ROMA – Un’ora di chiacchierata e sei sigarette. In mezzo considerazioni sul calcio malato, su José Mourinho, uno che “vende bene il suo prodotto” ma quanto a campo “gli manca ancora qualche rudimento”, e su Totti uno che “non è mai un problema è una risorsa”.
Zdenek Zeman non si nasconde e parla all’Espresso raccontando a Malcom Pagani la storia di una carriera “contro” fatta di tanti gol fatti e subiti e di tante parole che hanno lasciato il segno.
Innanzitutto la consapevolezza che nonostante Calciopoli nel calcio sia cambiato poco. Zeman, con il suo Pescara ne sa qualcosa: il tempo di vincere due partite e subito arriva l’arbitraggio killer (portiere espulso per stop di petto e rigore solare non visto) che lo allontana dalla vetta della classifica. L’analisi del boemo: “Non si è verificata nessuna rivoluzione. Non è cambiato nulla semplicemente perché le infezioni si debellano diversamente. Quelli che hanno sbagliato sono rimasti, salvo rarissime eccezioni, al loro posto. Il sistema è malato”.
Meglio, per Zeman, i padroni di una volta, come Massimino del Messina che, racconta, gli propose di far giocare Totò Schillaci con la maglia numero 11 invece che con la 9 per “confondere gli avversari”.
Di confusione Zeman, forse ne ha fatta in passato quando, spiega, ha rifiutato le panchine di Barcellona e Real Madrid “perché aveva dato la sua parola”. Sulla panchina del Real, ora, c’è José Mourinho. E l’allenatore del Pescara non risparmia una stoccata: “Nel vendere il proprio prodotto è tra i migliori. Gli manca qualche rudimento sul campo. Può ancora impararlo”.
Tra racconti e rimpianti non mancano le battute. Zeman spiega che esce poco di casa, non fa vita mondana. Pagani lo incalza e gli chiede: “Neppure qualche prima?”. E l’allenatore alimenta la sua icona, in panchina impassibile con la sigaretta in bocca: “Non vado al cinema dal ’75, hanno messo il divieto di fumo”.

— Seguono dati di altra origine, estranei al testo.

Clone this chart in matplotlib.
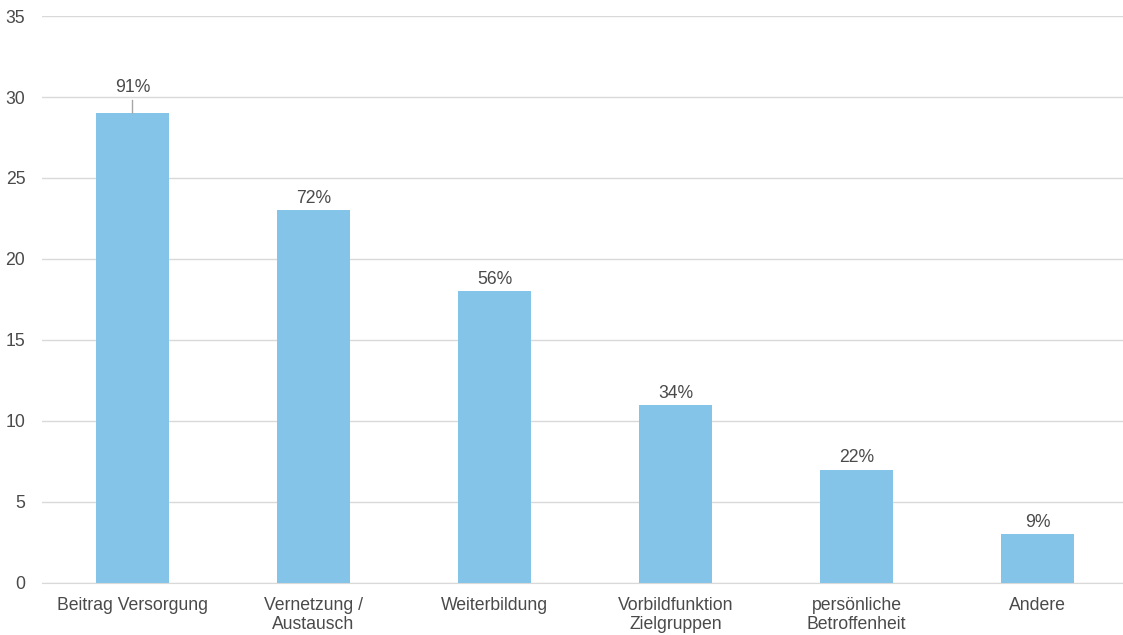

Infine spazio anche all’infanzia, all’addio alla allora Cecoslovacchia comunista: “Per voi la politica è un’ossessione. E’ vero. Non mi sono mai iscritto alla Federazione giovanile comunista e ho pagato dazio, come mia sorella. Per lasciare Praga ci ho messo un anno. Ma io sono venuto in Italia grazie a mio zio. Senza di lui non sarei mai uscito da lì. Comunque, le spinte furono meno ideali di quanto si possa immaginare. Il sole e le ragazze, anche se questo non lo posso dire”.